Craig and I both grew up in small towns in Ontario, and we loved being able to walk down the street to the local store or pub, where we’d run into generations of people we knew. We also liked not having to lock our doors. It was safe and comforting. So when it came time to decide where we’d raise our children, the country was a no-brainer.
Until our first son was three years old, we lived in my hometown in a heritage-style home, an hour outside the city — which we wouldn’t have been able to afford in Toronto. Then, after our second son was born, we officially became “country folk” and literally bought the farm — 53 acres, to be exact.
Our very active boys have fresh air and tons of room to run around without having to watch for traffic or strangers.

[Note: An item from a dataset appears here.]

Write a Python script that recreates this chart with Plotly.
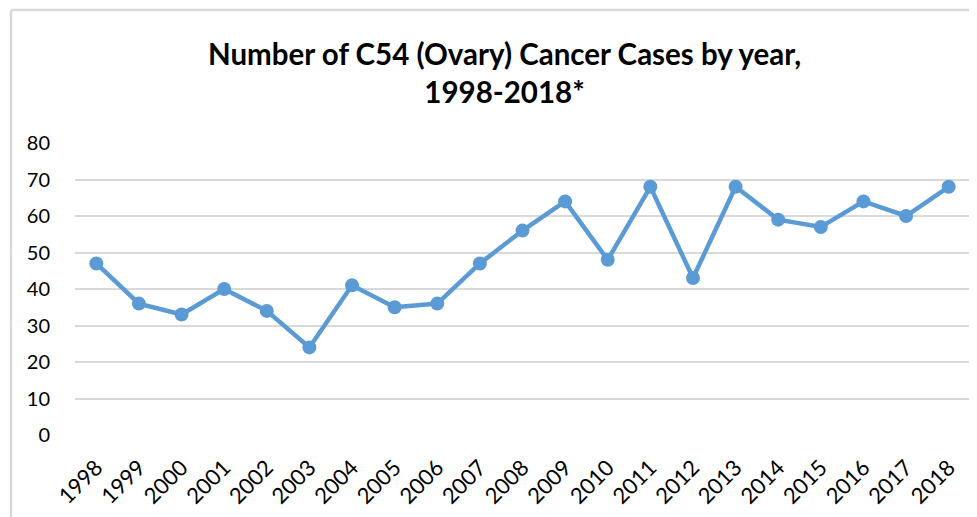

The kids enjoy campfires after school, play hide-and-seek in the forest for hours, and skate on our ponds in the winter. We have a variety of wildlife and nature right in our backyard. And at Christmas, we simply walk outside to cut down our own tree.
It’s also quiet, with no worries of bothering the neighbours when we ride our dirt bikes or have a party; and my husband and I don’t have to fight for parking spots. We use wood, a natural resource, to heat our home; and we drink fresh water from our well.
So despite having a two-hour commute into the city for work, I look forward to coming home to the country where I know my kids are living the healthiest life we can give them. Plus, you can’t beat the scenery. Just breathtaking.